LAFC weather first-half setback as price to pay for playing daring style

LOS ANGELES -- Fresh off a new contract signed last week, LAFC midfielder Latif Blessing scored to make it 2-0 in Sunday's clash against the New York Red Bulls, his second goal in as many games.


But he also coughed up the ball in a bad spot a in the 42nd minute, leading to the first of two Red Bulls goals that saw them draw level 2-2 at the break.


Reason for Bob Bradley to give the Ghanaian a talking-to at halftime? On the contrary, according to LAFC's head coach.


“At halftime, he’s disappointed with himself but that happens in football,” said Bradley of Blessing’s mood in the dressing room during the intermission, explaining that the manner in which his midfielder lost the ball and what happened afterward are risks inherent in LAFC’s style.


“You’ll never lose those balls in there if you just kick the ball up the field the whole time but, no, that’s not how we want to play.”

Despite blowing that 2-0 lead and having a larger number of giveaways than usual, in the end the Black & Gold came away deserved 4-2 winners and, for the duration of the game, despite Red Bulls’ late first-half rally, it never felt that LAFC were going to give up points.


That said, the Red Bulls certainly made LAFC work for it.


“I kind of felt like it was a sloppy game,” admitted Jordan Harvey afterward.


It was the MLS veteran’s header — celebrated with an homage to his wife, who’s expecting the couple’s second child — that opened the scoring in the first half with Harvey’s defensive partner Eddie Segura, who contributed an almost identical Carlos Vela-assisted set piece strike to put the game out of reach with the home side's fourth goal.


“I felt like at moments we couldn’t connect passes, but then we had some really bright moments,” Harvey added.


In the end, LAFC were not at their best, they gave up the lead, and still got the job done.

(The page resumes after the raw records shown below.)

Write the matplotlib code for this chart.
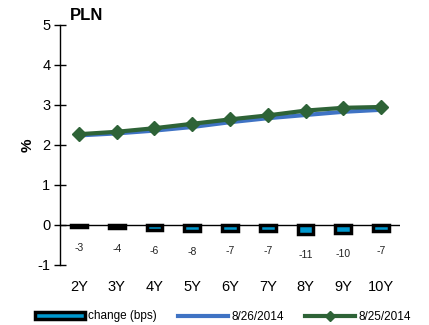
import matplotlib
matplotlib.use("Agg")
import matplotlib.pyplot as plt
from matplotlib.patches import Patch
from matplotlib.lines import Line2D

plt.rcParams["font.family"] = ["Liberation Sans", "DejaVu Sans"]
plt.rcParams["axes.unicode_minus"] = False

tenors = ["2Y", "3Y", "4Y", "5Y", "6Y", "7Y", "8Y", "9Y", "10Y"]
yield_0825 = [2.27, 2.33, 2.42, 2.53, 2.64, 2.74, 2.86, 2.93, 2.95]
yield_0826 = [2.24, 2.29, 2.36, 2.45, 2.57, 2.67, 2.75, 2.83, 2.88]
change_bps = [-3, -4, -6, -8, -7, -7, -11, -10, -7]

BAR_BLUE = "#0098CE"
LINE_BLUE = "#3F73C4"
GREEN = "#2E6337"

fig = plt.figure(figsize=(4.29, 3.25), dpi=100)
ax = fig.add_axes([60 / 429, 60 / 325, 340 / 429, 240 / 325])

x = list(range(len(tenors)))
# bars drawn on the % axis, scaled so 50 bps = 1 unit
bar_h = [c / 50 for c in change_bps]
ax.bar(x, bar_h, width=0.42, color=BAR_BLUE, edgecolor="black",
       linewidth=2.5, zorder=2)
for xi, h, c in zip(x, bar_h, change_bps):
    ax.text(xi, h - 0.52, str(c), ha="center", va="center", fontsize=7.5,
            color="#222222")

ax.plot(x, yield_0826, color=LINE_BLUE, lw=3, zorder=3)
ax.plot(x, yield_0825, color=GREEN, lw=3, marker="D", markersize=7,
        zorder=4)

ax.set_xlim(-0.5, 8.5)
ax.set_ylim(-1, 5)
ax.set_yticks([-1, 0, 1, 2, 3, 4, 5])
ax.tick_params(axis="y", direction="inout", length=8, width=1,
               labelsize=10.5, pad=3)
ax.set_xticks(x)
ax.set_xticklabels(tenors, fontsize=10.5)
ax.tick_params(axis="x", length=0, pad=11)
ax.axhline(0, color="black", lw=1, zorder=1)
for s in ["top", "right", "bottom"]:
    ax.spines[s].set_visible(False)
ax.spines["left"].set_linewidth(1)
ax.set_ylabel("%", fontsize=11, fontweight="bold", labelpad=2)
ax.text(0.03, 1.01, "PLN", transform=ax.transAxes, fontsize=12,
        fontweight="bold", va="bottom", ha="left")

handles = [
    Patch(facecolor=BAR_BLUE, edgecolor="black", linewidth=2.5,
          label="change (bps)"),
    Line2D([], [], color=LINE_BLUE, lw=3, label="8/26/2014"),
    Line2D([], [], color=GREEN, lw=3, marker="D", markersize=5,
           label="8/25/2014"),
]
fig.legend(handles=handles, loc="lower center", ncol=3,
           bbox_to_anchor=(0.52, -0.025), frameon=False, fontsize=8.5,
           handlelength=4.2, handleheight=0.5, columnspacing=1.8,
           handletextpad=0.3)

fig.savefig("out.png", dpi=100)
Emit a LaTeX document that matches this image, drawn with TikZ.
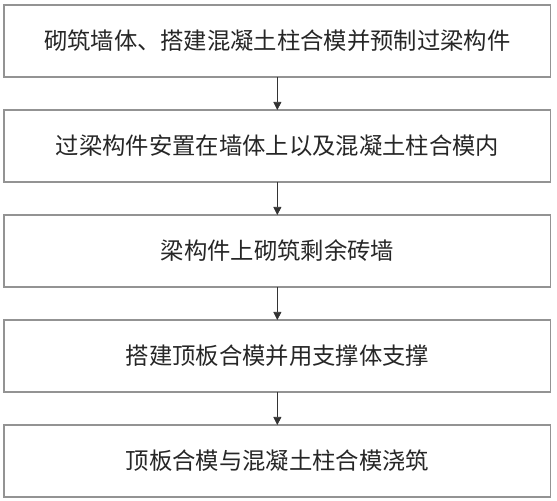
\documentclass[tikz,border=0pt]{standalone}
\usepackage{fontspec}
\newfontfamily\cjk{Noto Sans CJK SC}
\usetikzlibrary{positioning,arrows.meta}
\tikzset{stepbox/.style={draw=gray!85,line width=0.9pt,minimum width=410pt,minimum height=54pt,inner sep=0pt,outer sep=0pt,font=\cjk\fontsize{17.5}{20}\selectfont,text=black!85},
	flow/.style={-{Triangle[width=6pt,length=6pt]},line width=0.5pt,black!80}}
\begin{document}
\begin{tikzpicture}[node distance=24.75pt]
		\useasboundingbox (0,0) rectangle (417.75pt,375pt);
		\node[stepbox] (s1) at (208pt,344.25pt) {砌筑墙体、搭建混凝土柱合模并预制过梁构件};
		\node[stepbox,below=of s1] (s2) {过梁构件安置在墙体上以及混凝土柱合模内};
		\node[stepbox,below=of s2] (s3) {梁构件上砌筑剩余砖墙};
		\node[stepbox,below=of s3] (s4) {搭建顶板合模并用支撑体支撑};
		\node[stepbox,below=of s4] (s5) {顶板合模与混凝土柱合模浇筑};
		\draw[flow] (s1) -- (s2);
		\draw[flow] (s2) -- (s3);
		\draw[flow] (s3) -- (s4);
		\draw[flow] (s4) -- (s5);
		\end{tikzpicture}
\end{document}
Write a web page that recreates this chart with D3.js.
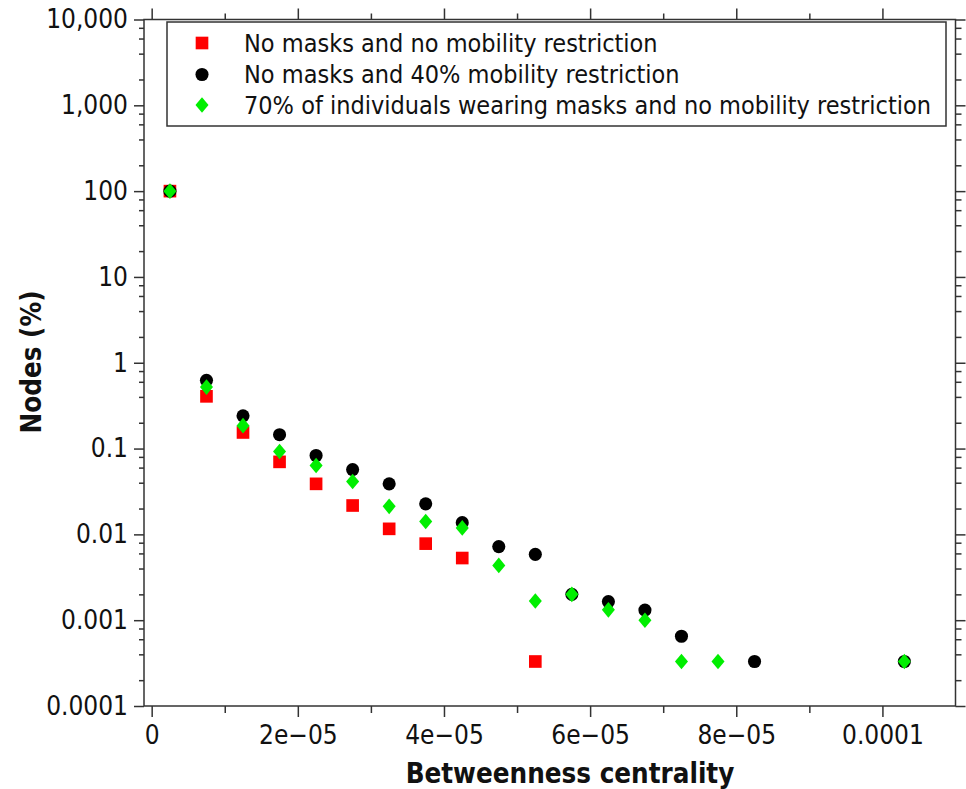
<!DOCTYPE html>
<html>
<head>
<meta charset="utf-8">
<title>Nodes vs betweenness centrality</title>
<script src="https://d3js.org/d3.v7.min.js"></script>
<style>
  body { margin: 0; background: #fff; }
  svg text { font-family: "DejaVu Sans Condensed", "DejaVu Sans", sans-serif; fill: #111; }
</style>
</head>
<body>
<div id="chart"></div>
<script>
// betweenness centrality bins (x) and node shares in % (y)
var redX   = [2.5e-6, 7.5e-6, 1.25e-5, 1.75e-5, 2.25e-5, 2.75e-5, 3.25e-5, 3.75e-5, 4.25e-5, 5.25e-5];
var redY   = [100, 0.406, 0.154, 0.070, 0.0388, 0.0217, 0.0116, 0.0078, 0.0053, 0.00033];

var blackX = [2.5e-6, 7.5e-6, 1.25e-5, 1.75e-5, 2.25e-5, 2.75e-5, 3.25e-5, 3.75e-5, 4.25e-5, 4.75e-5,
              5.25e-5, 5.75e-5, 6.25e-5, 6.75e-5, 7.25e-5, 8.25e-5, 1.03e-4];
var blackY = [100, 0.625, 0.241, 0.145, 0.083, 0.057, 0.0388, 0.0227, 0.0137, 0.0072,
              0.00585, 0.002, 0.00165, 0.00131, 0.00065, 0.00033, 0.00033];

var greenX = [2.5e-6, 7.5e-6, 1.25e-5, 1.75e-5, 2.25e-5, 2.75e-5, 3.25e-5, 3.75e-5, 4.25e-5, 4.75e-5,
              5.25e-5, 5.75e-5, 6.25e-5, 6.75e-5, 7.25e-5, 7.75e-5, 1.03e-4];
var greenY = [100, 0.52, 0.185, 0.0925, 0.0635, 0.0413, 0.0212, 0.0141, 0.0119, 0.00435,
              0.00167, 0.002, 0.00132, 0.001, 0.00033, 0.00033, 0.00033];

var legendLabels = [
  "No masks and no mobility restriction",
  "No masks and 40% mobility restriction",
  "70% of individuals wearing masks and no mobility restriction"
];

var xMajor = [0, 2e-5, 4e-5, 6e-5, 8e-5, 1e-4];
var xMajorLabels = ["0", "2e\u221205", "4e\u221205", "6e\u221205", "8e\u221205", "0.0001"];
var xMinor = [1e-5, 3e-5, 5e-5, 7e-5, 9e-5];
var yMajor = [1e4, 1e3, 100, 10, 1, 0.1, 0.01, 0.001, 0.0001];
var yMajorLabels = ["10,000", "1,000", "100", "10", "1", "0.1", "0.01", "0.001", "0.0001"];
var yMinorSteps = [2, 4, 6, 8];

(function () {
  var W = 966, H = 789;
  var pLeft = 144, pRight = 955.5, pTop = 19.5, pBottom = 706;

  var svg = d3.select("#chart").append("svg")
      .attr("width", W)
      .attr("height", H);

  var x = d3.scaleLinear().domain([-1.05e-6, 1.1e-4]).range([pLeft, pRight]);
  var y = d3.scaleLog().domain([1e-4, 1e4]).range([pBottom, pTop]);

  // minor ticks on the log axis: 2,4,6,8 times each decade
  var yMinor = [];
  yMajor.slice(1).forEach(function (d) {
    yMinorSteps.forEach(function (m) { yMinor.push(d * m); });
  });

  var axisColor = "#333";

  function styleAxis(g) {
    g.select(".domain").remove();
    g.selectAll("line").attr("stroke", axisColor).attr("stroke-width", 1.5);
  }

  // bottom
  svg.append("g").attr("transform", "translate(0," + pBottom + ")")
    .call(d3.axisBottom(x).tickValues(xMajor).tickSize(11).tickPadding(9)
      .tickFormat(function (d, i) { return xMajorLabels[i]; }))
    .call(styleAxis)
    .selectAll("text").style("font-size", "26px");
  svg.append("g").attr("transform", "translate(0," + pBottom + ")")
    .call(d3.axisBottom(x).tickValues(xMinor).tickSize(7).tickFormat(""))
    .call(styleAxis);

  // top
  svg.append("g").attr("transform", "translate(0," + pTop + ")")
    .call(d3.axisTop(x).tickValues(xMajor).tickSize(11).tickFormat(""))
    .call(styleAxis);
  svg.append("g").attr("transform", "translate(0," + pTop + ")")
    .call(d3.axisTop(x).tickValues(xMinor).tickSize(6).tickFormat(""))
    .call(styleAxis);

  // left
  svg.append("g").attr("transform", "translate(" + pLeft + ",0)")
    .call(d3.axisLeft(y).tickValues(yMajor).tickSize(10).tickPadding(6)
      .tickFormat(function (d, i) { return yMajorLabels[i]; }))
    .call(styleAxis)
    .selectAll("text").style("font-size", "26px");
  svg.append("g").attr("transform", "translate(" + pLeft + ",0)")
    .call(d3.axisLeft(y).tickValues(yMinor).tickSize(5).tickFormat(""))
    .call(styleAxis);

  // right
  svg.append("g").attr("transform", "translate(" + pRight + ",0)")
    .call(d3.axisRight(y).tickValues(yMajor).tickSize(10).tickFormat(""))
    .call(styleAxis);
  svg.append("g").attr("transform", "translate(" + pRight + ",0)")
    .call(d3.axisRight(y).tickValues(yMinor).tickSize(6).tickFormat(""))
    .call(styleAxis);

  // frame
  svg.append("rect")
    .attr("x", pLeft).attr("y", pTop)
    .attr("width", pRight - pLeft).attr("height", pBottom - pTop)
    .attr("fill", "none").attr("stroke", axisColor).attr("stroke-width", 1.5);

  // axis titles
  svg.append("text")
    .attr("x", 570).attr("y", 783)
    .attr("text-anchor", "middle")
    .style("font-size", "27.5px").style("font-weight", "bold")
    .text("Betweenness centrality");

  svg.append("text")
    .attr("transform", "translate(41,362) rotate(-90)")
    .attr("text-anchor", "middle")
    .style("font-size", "27.5px").style("font-weight", "bold")
    .text("Nodes (%)");

  // markers
  var sq = d3.symbol().type(d3.symbolSquare).size(160);
  var circ = d3.symbol().type(d3.symbolCircle).size(135);
  var dia = d3.symbol().type(d3.symbolDiamond).size(70);

  function drawSeries(xs, ys, sym, color, sx) {
    svg.append("g").selectAll("path")
      .data(xs.map(function (d, i) { return [d, ys[i]]; }))
      .enter().append("path")
      .attr("d", sym)
      .attr("fill", color)
      .attr("transform", function (d) {
        return "translate(" + x(d[0]) + "," + y(d[1]) + ")" + (sx ? " scale(" + sx + ",1)" : "");
      });
  }

  drawSeries(redX, redY, sq, "#ff0000");
  drawSeries(blackX, blackY, circ, "#000000");
  drawSeries(greenX, greenY, dia, "#00ee00", 1.45);

  // legend
  var legend = svg.append("g");
  legend.append("rect")
    .attr("x", 167).attr("y", 22)
    .attr("width", 946 - 167).attr("height", 126 - 22)
    .attr("fill", "#fff").attr("stroke", axisColor).attr("stroke-width", 1.5);

  var legendSyms = [[sq, "#ff0000", 0], [circ, "#000000", 0], [dia, "#00ee00", 1.45]];
  var legendY = [43, 74.5, 105];
  legendLabels.forEach(function (lab, i) {
    legend.append("path")
      .attr("d", legendSyms[i][0])
      .attr("fill", legendSyms[i][1])
      .attr("transform", "translate(202," + legendY[i] + ")" + (legendSyms[i][2] ? " scale(1.45,1)" : ""));
    legend.append("text")
      .attr("x", 244).attr("y", legendY[i])
      .attr("dy", "0.35em")
      .style("font-size", "25px")
      .text(lab);
  });
})();
</script>
</body>
</html>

While the team this year is not so different in style of play or personnel than the team that made its debut in MLS last season, their ability to respond to adversity has perhaps been the most marked improvement from an inaugural campaign that saw them drop key points at times when the going got tough.


“It’s a learning curve from last year to this year,” defender Steven Beitashour told reporters after Sunday’s victory. “I think we’ve improved tremendously. I think last year, this game would [end with us] either drawing or possibly losing. We don’t like to give up leads at the end of the half like that, [against] Atlanta the same thing happened, but it was a good response in the second half and it was similar this week.”


Only two weeks ago, LAFC gave up two other first-half goals at home to the defending 2018 MLS Cup Champs, in similar fashion to the way they did to the 2018 MLS Supporters' Shield winning side Sunday — two pieces of silverware the Black & Gold are dead-set on lifting for their own this year — but in both cases, the home side was able to come away with the goals necessary for three points.


Bradley admitted that in his discussion with his players at halftime of the Atlanta game he “gave it to them good” because of the way they started and ended the half, but the match against the Red Bulls was more about patience.

“I thought that [the Red Bulls’] intensity tonight, their pressing tonight, maybe Chris [Armas, New York's head coach] would disagree but I thought it was the best I’ve seen all year,” the LAFC boss said of the challenge his opponents posed his side. “It’s not like you’re going to start screaming at halftime, ‘What are you doing?’ We’re trying to play football, we’re trying to find the right plays, we're trying to see things faster so there's no part of tonight where there’s screaming or yelling about anything.”


The biggest part for LAFC is an increasing acceptance that by being determined to play their own brand of attacking, daring – even sometimes risky — football, the league leaders are all but guaranteeing that some amount of adversity will come their way.


But the more players young players like Blessing and his teammates go through nights like Sunday, the more Bradley feels veteran players will be able to guide the team as a whole forward to face whatever challenges opponents pose with much more confidence.


“We understand that teams are going to try in certain moments to press us hard and we still say, come on, we can pass it in there, there’s enough room, you can receive it in the right way, so that now it sets up the next pass,” said Bradley. “I think we get more and more confident at that but look, there’s all these different levels to keep going that’s still what separates good from great from the best.”